The Mississippi law clearly violates the establishment clause of the First Amendment, as the constitution requires neutrality among religious beliefs. Any law, like this one, that blatantly supports a specific set of beliefs is an unconstitutional endorsement of religion. Enacting legislation that is patently unlawful and doomed to be invalidated by the judiciary serves no legitimate purpose and erodes confidence in the democratic process.

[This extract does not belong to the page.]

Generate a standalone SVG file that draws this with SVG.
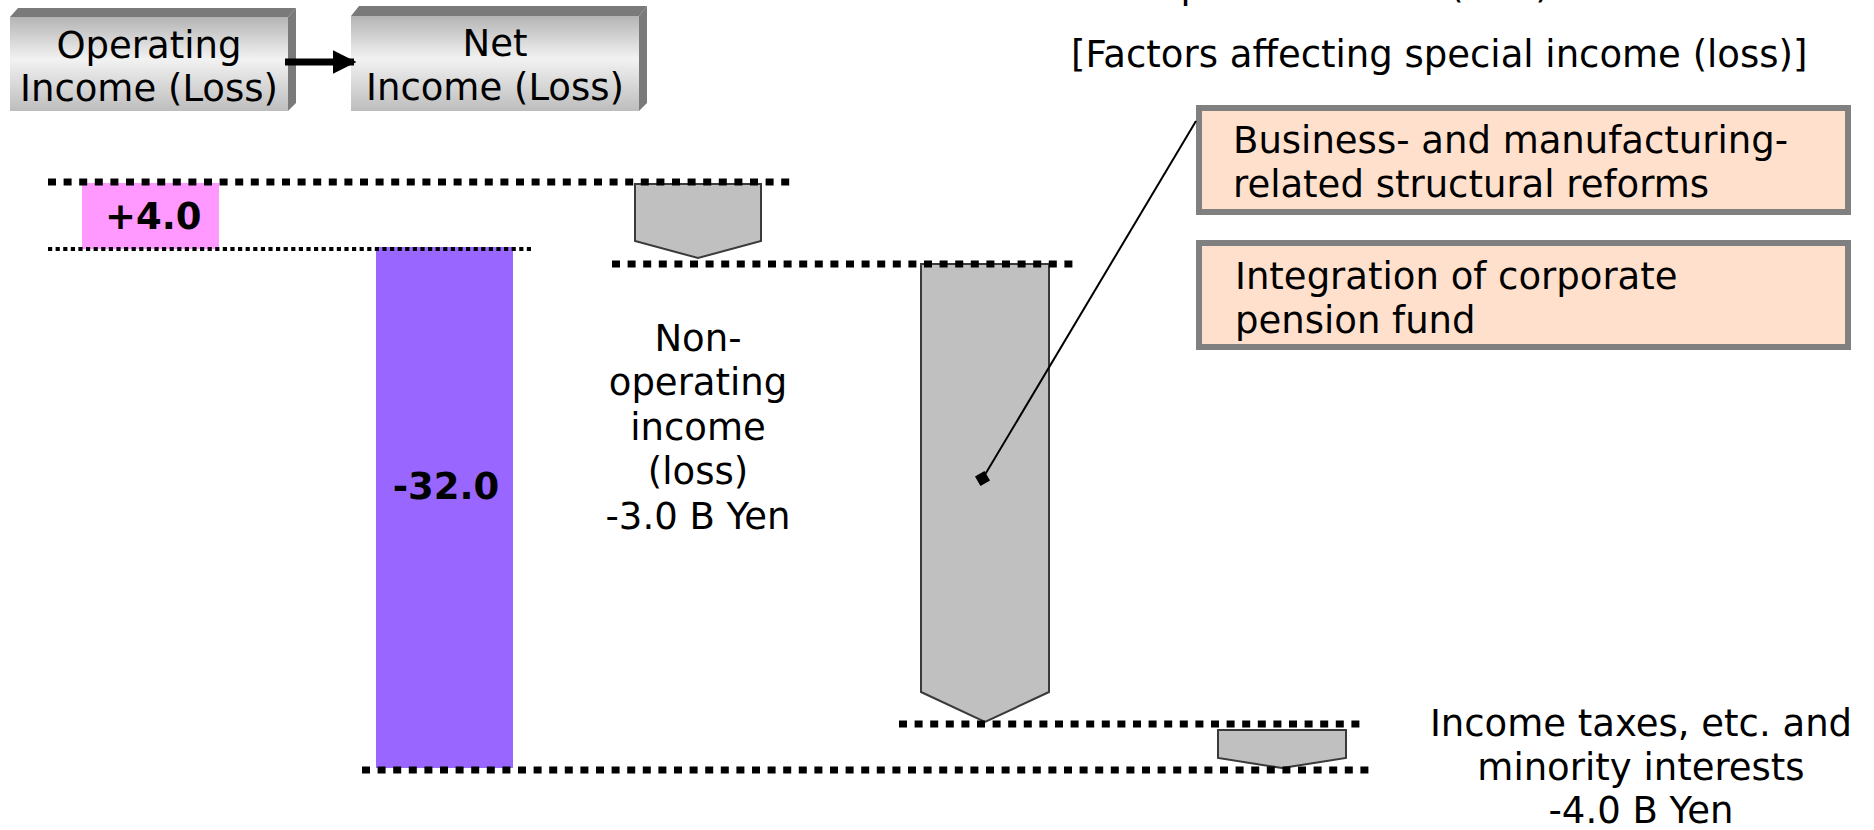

Religious rights already are protected by the federal and state constitutions and numerous federal, state and local laws. These rights may become clearer if the eight-justice U.S. Supreme Court is able to issue a majority opinion in Zubik v. Burwell, the contraceptive mandate case. Regardless, politicians and advocacy groups serve their constituents best by avoiding unnecessary controversy and looking instead for mutually beneficial solutions. As Gov. Dennis Daugaard of South Dakota, a Republican, stated when he vetoed a bill that would have prohibited transgender accommodation in public school facilities: “Best government is the government closest to the people. Instead of encouraging local solutions, this bill broadly regulates in a manner that invites conflict and litigation, diverting energy and resources from the education of the children of this state.”
Political and religious differences aside, many people, including women (who often endure long waits for female-only facilities), parents with small children and adults who need physical assistance, benefit from non-gender-specific facilities. Single-use toilets can become gender-neutral unisex facilities with the simple change of a sign, and money that otherwise would be spent on litigation could be used to retrofit multiperson facilities to provide more privacy for everyone.
Focusing on outcomes that are universally beneficial will not end all disputes regarding the appropriate balance between civil rights and religious rights, but it would be better government.